In Polanco’s only full season before 2019, he hit .256 with a below-league average 92 OPS+ in 2017. This year he leads the AL in batting average, sporting a .326/.387/.543 slash line, along with 10 home runs, 37 RBIs, and 36 extra-base hits, all of which put him on pace for career highs in those categories. The Twins have gotten contributions from just about everyone this season, but Polanco has led the charge in a big way.
One person in all of MLB has more home runs than Pete Alonso, 24, and that guy is Christian Yelich (27), the reigning NL MVP. Alonso’s rookie season is just a sign of what’s to come from the bulky first baseman; the dude just rakes. Alonso is jumping to the front of the NL Rookie of the Year conversation with his 3.0 bWAR, .271/.357/.617 slash line, 24 bombs, 57 RBIs, and 158 OPS+.
At least there’s something nice happening for Mets fans.

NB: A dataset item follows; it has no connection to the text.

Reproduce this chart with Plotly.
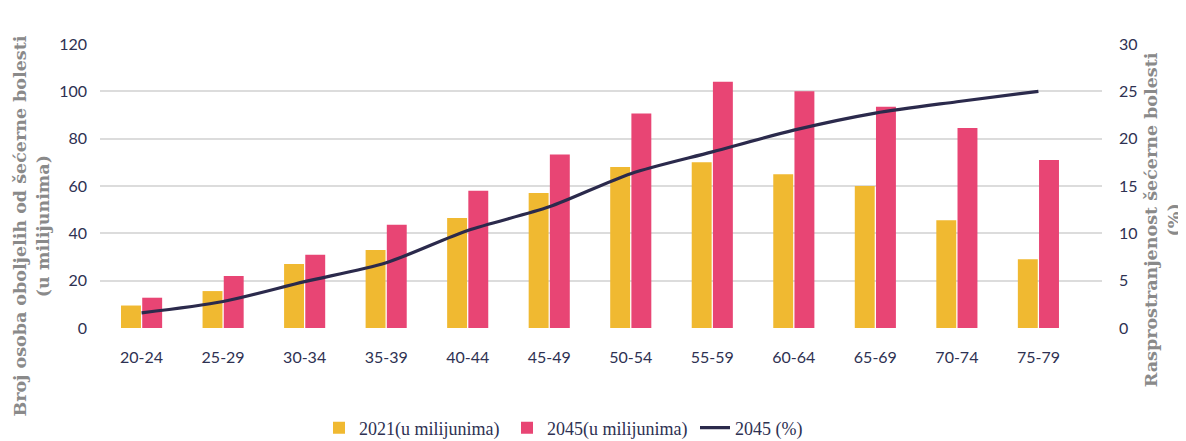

Most Underwhelming Players
In each of the last two seasons, Ramirez has been a finalist for the AL MVP, a Silver Slugger, and an All-Star. In 2019, he looks like a shell of himself. The switch-hitting infielder is hitting .204 with just five home runs, after a .270, 39-bomb season in 2018. His ghastly campaign is essentially a symbol of the troublesome season for the Indians as a whole, and as a baseball fan at heart, seeing someone as purely talented and fun as Ramirez struggle is difficult.

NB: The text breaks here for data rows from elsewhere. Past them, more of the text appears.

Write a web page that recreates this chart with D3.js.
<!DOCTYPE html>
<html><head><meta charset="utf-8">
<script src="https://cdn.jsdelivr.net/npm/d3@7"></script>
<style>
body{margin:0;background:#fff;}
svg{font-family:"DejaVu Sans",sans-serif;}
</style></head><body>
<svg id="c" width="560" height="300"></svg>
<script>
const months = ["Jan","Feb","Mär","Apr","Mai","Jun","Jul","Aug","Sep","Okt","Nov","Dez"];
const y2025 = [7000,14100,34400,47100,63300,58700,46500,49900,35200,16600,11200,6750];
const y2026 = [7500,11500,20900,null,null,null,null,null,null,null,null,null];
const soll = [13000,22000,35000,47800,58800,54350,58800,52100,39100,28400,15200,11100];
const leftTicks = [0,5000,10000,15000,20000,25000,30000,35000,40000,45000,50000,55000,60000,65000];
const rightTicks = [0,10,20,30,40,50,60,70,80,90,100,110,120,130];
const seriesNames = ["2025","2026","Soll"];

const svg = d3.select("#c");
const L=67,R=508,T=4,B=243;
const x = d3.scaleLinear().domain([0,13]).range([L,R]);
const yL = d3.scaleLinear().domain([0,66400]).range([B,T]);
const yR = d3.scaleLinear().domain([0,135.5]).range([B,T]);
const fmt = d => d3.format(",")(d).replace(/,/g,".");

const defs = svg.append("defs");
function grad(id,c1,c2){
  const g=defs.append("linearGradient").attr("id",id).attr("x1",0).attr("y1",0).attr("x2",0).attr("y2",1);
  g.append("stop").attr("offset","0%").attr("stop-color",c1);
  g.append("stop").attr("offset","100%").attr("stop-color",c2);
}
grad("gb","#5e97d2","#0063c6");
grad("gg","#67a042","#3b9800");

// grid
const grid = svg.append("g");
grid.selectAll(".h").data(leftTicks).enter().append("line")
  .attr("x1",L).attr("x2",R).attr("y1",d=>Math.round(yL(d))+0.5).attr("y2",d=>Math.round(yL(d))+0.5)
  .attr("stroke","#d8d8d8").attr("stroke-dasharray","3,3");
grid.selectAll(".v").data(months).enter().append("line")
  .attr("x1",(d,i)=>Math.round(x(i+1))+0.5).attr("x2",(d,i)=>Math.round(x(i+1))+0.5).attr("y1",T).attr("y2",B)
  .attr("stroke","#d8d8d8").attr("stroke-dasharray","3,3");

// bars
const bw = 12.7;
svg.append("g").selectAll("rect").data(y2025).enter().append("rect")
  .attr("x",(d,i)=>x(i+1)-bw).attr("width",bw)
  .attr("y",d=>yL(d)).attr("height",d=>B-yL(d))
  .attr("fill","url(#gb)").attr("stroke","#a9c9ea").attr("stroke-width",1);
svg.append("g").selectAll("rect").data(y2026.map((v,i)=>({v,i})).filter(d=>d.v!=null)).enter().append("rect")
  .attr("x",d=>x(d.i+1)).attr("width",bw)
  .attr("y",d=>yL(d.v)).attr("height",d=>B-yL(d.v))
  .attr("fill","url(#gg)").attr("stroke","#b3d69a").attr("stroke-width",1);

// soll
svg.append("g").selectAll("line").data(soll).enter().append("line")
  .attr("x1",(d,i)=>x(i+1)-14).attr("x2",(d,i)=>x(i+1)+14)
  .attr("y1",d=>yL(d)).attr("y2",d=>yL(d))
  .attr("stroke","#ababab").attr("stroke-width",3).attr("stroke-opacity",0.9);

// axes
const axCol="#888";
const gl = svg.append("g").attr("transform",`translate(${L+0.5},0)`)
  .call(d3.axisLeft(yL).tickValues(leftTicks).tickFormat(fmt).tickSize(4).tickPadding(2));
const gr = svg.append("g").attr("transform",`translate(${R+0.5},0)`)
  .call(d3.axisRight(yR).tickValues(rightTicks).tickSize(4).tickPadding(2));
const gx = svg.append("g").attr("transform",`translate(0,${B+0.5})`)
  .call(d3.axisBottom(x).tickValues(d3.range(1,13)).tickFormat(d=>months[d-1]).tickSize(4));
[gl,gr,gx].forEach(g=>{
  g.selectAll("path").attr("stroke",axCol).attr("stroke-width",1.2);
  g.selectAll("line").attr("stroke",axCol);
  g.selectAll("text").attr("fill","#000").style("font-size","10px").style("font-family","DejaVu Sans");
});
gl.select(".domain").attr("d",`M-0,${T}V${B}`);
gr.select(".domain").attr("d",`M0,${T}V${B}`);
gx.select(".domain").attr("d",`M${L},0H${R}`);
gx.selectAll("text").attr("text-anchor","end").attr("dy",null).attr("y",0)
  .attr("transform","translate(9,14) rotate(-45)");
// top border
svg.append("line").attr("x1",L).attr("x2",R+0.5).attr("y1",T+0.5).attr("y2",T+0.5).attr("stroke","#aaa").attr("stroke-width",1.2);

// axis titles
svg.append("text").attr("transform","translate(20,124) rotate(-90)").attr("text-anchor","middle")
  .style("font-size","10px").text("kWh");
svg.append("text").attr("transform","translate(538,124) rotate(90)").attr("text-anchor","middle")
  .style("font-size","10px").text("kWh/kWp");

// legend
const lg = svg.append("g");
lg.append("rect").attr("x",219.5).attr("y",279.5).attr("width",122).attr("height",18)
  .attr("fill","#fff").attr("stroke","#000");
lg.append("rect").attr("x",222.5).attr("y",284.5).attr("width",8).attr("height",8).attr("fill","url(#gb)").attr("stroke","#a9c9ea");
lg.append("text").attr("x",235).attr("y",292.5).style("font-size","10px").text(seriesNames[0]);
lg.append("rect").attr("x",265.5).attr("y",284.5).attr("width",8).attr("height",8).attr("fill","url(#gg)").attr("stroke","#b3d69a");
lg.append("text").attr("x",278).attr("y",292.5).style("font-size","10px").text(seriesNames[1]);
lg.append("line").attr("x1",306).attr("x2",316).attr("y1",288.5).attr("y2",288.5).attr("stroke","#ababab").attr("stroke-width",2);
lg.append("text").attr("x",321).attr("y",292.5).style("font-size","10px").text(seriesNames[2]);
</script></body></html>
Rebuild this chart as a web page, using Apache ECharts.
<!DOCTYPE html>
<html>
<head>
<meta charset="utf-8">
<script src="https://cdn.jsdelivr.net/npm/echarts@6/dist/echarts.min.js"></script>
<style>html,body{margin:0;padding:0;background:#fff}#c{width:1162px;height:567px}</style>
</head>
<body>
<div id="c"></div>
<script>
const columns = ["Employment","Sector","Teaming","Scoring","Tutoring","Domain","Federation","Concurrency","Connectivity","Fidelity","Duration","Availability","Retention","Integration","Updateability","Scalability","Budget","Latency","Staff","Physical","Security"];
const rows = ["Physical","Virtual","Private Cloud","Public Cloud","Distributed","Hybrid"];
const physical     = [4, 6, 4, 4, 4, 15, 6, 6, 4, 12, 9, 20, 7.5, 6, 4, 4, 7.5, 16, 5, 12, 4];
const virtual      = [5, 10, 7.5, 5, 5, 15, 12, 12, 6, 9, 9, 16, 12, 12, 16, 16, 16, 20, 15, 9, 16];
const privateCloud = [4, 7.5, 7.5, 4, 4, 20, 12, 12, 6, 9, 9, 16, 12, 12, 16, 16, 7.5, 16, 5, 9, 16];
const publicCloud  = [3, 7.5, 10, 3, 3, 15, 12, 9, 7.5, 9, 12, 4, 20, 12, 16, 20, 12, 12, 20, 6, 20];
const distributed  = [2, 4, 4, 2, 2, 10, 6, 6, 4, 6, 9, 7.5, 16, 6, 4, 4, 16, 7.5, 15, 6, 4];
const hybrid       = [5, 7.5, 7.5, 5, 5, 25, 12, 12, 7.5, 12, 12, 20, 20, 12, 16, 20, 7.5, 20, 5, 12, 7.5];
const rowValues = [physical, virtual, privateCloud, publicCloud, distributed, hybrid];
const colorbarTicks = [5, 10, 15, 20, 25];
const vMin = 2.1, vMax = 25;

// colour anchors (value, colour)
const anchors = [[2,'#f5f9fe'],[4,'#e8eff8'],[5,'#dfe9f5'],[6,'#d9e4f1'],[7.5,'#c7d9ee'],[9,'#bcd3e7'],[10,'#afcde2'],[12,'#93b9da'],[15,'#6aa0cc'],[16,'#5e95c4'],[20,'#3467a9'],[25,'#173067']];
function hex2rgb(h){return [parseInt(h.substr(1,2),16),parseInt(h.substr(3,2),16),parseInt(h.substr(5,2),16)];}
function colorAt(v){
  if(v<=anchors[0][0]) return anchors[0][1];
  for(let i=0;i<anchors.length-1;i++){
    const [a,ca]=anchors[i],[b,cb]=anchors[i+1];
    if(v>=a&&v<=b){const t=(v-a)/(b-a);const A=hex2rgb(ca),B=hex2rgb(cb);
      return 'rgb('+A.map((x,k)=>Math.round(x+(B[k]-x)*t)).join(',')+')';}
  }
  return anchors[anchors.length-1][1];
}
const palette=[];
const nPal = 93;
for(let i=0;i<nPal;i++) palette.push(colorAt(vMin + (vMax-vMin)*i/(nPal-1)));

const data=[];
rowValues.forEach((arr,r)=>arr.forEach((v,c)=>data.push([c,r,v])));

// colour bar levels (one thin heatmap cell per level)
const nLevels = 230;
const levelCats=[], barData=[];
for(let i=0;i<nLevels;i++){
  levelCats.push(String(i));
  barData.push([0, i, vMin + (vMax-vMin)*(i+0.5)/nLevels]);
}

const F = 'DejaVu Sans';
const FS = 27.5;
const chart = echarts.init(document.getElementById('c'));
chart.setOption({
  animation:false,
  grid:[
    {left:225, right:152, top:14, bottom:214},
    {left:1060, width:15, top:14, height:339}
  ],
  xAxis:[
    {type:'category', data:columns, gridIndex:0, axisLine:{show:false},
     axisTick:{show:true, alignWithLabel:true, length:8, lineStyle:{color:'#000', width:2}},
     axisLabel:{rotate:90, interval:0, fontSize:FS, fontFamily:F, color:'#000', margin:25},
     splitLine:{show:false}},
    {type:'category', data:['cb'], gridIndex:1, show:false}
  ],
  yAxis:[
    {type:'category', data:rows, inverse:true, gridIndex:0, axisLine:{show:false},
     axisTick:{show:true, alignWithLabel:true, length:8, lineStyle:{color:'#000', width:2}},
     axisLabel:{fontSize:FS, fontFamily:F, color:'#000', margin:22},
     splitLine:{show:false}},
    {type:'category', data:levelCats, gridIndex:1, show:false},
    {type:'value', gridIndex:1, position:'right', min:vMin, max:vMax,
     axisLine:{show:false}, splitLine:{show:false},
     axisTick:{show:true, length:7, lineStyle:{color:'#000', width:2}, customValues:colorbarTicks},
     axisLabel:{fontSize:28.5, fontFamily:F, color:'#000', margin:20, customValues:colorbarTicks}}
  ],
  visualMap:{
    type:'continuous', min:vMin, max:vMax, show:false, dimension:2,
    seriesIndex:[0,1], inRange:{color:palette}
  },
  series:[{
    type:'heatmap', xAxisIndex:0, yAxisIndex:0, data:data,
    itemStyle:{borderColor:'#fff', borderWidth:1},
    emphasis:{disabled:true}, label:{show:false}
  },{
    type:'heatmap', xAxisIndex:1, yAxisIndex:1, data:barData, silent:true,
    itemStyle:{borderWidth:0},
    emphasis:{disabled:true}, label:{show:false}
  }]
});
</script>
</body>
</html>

Sanchez has not been nearly as good as he was in 2018, and his role as a depth starter in Washington hasn’t really gone over well, as the veteran is 3-6 with a 3.84 ERA, and he has gone six innings in just four of his 13 starts. It’s not that big of a deal that your fourth starter is having a poor season, but I mean, I wrote in the offseason about how good Sanchez would be. Come on, man.
There is a lot of value to be had from a center fielder as talented on defense as JBJ, but he is an offensive black hole and has become somewhat detrimental to the Red Sox with his struggles at the plate. His .210/.310/.366 slash line and lack of consistent power basically offsets any positive value he might have in the outfield grass and along the baselines.
The Reds had, and still have, plans to contend for an NL Wild Card spot this season, and therefore, their best players really have to show up. Votto has done the opposite through the first half of 2019; a year after leading the NL in on-base percentage for seventh time, he is slashing .256/.351/.397 with just six home runs, 65 strikeouts, and only 33 walks. Perhaps Votto is just slumping, but at 35, this might be the start of his decline.